Minimal state space realization, static output feedback and matrix completion of families of systems

TL;DR

This paper characterizes minimal realizations of linear systems using spectral intersection and static output feedback, introduces a controllability parameterization, and relates realization matrices of different dimensions for system families.

Contribution

It provides new spectral and feedback-based criteria for minimality, a controllability parameterization, and links between realization matrices of varying dimensions.

Findings

Minimality characterized by spectral intersection and pole placement.

Parameterization of controllable B matrices based on eigenvalue multiplicities.

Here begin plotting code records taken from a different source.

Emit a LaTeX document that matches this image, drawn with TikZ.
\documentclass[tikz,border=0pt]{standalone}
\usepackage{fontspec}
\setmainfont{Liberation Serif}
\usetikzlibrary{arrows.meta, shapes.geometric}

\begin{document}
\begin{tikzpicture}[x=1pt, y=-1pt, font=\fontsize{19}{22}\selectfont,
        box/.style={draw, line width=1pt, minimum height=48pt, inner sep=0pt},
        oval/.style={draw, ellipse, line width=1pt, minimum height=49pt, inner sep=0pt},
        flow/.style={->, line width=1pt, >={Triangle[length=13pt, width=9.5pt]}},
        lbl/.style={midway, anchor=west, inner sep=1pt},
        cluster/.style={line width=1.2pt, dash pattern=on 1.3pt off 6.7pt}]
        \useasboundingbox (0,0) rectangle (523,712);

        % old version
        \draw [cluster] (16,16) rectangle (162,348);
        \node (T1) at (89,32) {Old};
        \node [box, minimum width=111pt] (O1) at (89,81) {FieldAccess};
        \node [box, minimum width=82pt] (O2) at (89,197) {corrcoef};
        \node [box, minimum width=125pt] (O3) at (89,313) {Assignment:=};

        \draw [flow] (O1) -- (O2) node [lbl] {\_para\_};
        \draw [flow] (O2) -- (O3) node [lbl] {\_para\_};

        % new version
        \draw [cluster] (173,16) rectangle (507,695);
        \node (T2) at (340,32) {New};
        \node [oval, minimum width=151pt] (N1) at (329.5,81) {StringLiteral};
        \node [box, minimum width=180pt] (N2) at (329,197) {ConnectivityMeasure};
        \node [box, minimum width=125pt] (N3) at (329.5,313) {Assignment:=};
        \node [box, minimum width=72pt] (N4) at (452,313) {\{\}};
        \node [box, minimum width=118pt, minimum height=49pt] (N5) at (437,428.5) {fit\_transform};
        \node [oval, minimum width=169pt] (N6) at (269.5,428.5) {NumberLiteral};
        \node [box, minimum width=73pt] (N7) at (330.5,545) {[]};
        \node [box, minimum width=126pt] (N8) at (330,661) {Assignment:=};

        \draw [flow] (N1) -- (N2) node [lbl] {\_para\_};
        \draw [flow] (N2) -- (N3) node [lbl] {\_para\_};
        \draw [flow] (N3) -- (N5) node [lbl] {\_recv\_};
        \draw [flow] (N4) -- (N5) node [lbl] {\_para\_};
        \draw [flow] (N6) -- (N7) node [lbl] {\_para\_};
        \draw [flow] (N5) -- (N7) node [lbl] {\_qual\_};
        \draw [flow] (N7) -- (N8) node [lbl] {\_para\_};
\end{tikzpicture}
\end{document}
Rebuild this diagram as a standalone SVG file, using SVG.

Equivalence between realization matrices of different dimensions for system families.

Abstract

We here characterize the minimality of realization of arbitrary linear time-invariant dynamical systems through (i) intersection of the spectra of the realization matrix and of the corresponding state submatrix and (ii) moving the poles by applying static output feedback. In passing, we introduce, for a given square matrix A, a parameterization of all matrices B for which the pairs (A, B) are controllable. In particular, the minimal rank of such B turns to be equal to the smallest geometric multiplicity among the eigenvalues of A. Finally, we show that the use of a (not necessarily square) realization matrix L to examine minimality of realization, is equivalent to the study of a smaller dimensions, square realization matrix L_sq, which in turn is linked to realization matrices obtained as polynomials in L_sq. Namely a whole family of systems.